Friday, 5 April 2013


       Dorothy Gibson named Dorothy Winifred Brown at birth was born in Hoboken, New Jersey, the daughter of John A. and Pauline Brown. John Brown died when Dorothy was a child and her mother married John Leonard Gibson. 

       Dorothy was a singer and dancer in a number of musicals on Broadway in 1908. In 1909 she became a favorite model, her image appearing on magazine covers and postcards for a while. In 1911, she was hired by the French company Éclair, becoming a popular star in hit comedies and dramas. On March 17, 1912, having made multiple movies, including "The Easter Bonnet," a romantic comedy, and a gangster movie called "The Revenge of the Silk Masks”, Dorothy sailed to Europe for a vacation with her mother.

     After a few weeks, Éclair adviser and producer, Jules Brulatour told her in Italy to return to complete a new roll of movies. Dorothy was having an affair with Brulatour, who later divorced his wife to marry her. Dorothy and her mother were in Paris when they booked their return passage on the Titanic, which they boarded when the ship stopped at Cherbourg on the evening of April 10th.


        Dorothy told the New York Dramatic Mirror that she "spent a pleasant Sunday evening playing bridge with a couple of friendly New York bankers".  Despite the requests of a steward to finish, the friends carried on with their game. It was not until about 11.40 p.m. that Dorothy made her way to join her mother in her room. She then noticed “a long drawn, sickening crunch." She wasn't exactly alarmed but decided to investigate. 

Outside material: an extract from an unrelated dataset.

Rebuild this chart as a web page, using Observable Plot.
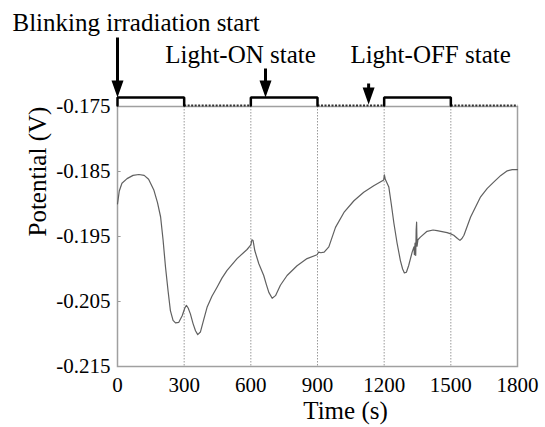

        "As I started to walk across the ship I noticed how lopsided the deck was." She hurried to fetch her mother. According to Dorothy, lifeboat 7 was virtually empty when she and her mother arrived on the boat deck. After being lowered into the water it looked as if her lifeboat would follow Titanic to the bottom. Water gushed through a hole in the bottom until, in the words of Dorothy "this was fixed by volunteer contributions from the underwear of the women and the garments of men."' 

      "I will never forget the terrible cry that rang out from people who were thrown into the sea ," she told the Moving Picture World. 

        Soon after the disaster, Dorothy acted in the first film ever produced about it, called "Saved from the Titanic" (in which she basically played herself.) The movie was released May 14, 1912, a month after the sinking. According to Eclair, Dorothy was hesitant about reliving the disaster so quickly after the tragedy but  "the beautiful young star conquered her own feeling and went ahead," as the Moving Picture World wrote.


      Dorothy made about 20 movies. Only one of her films survives to this day. "The Lucky Holdup," is now preserved by the American Film Institute. "The Lucky Holdup" premiered in New York just as Dorothy set sail on the Titanic.

         Mrs. Gibson died of heart failure in her suite at the Hotel Ritz in Paris on February 11, 1946. She was single when she died.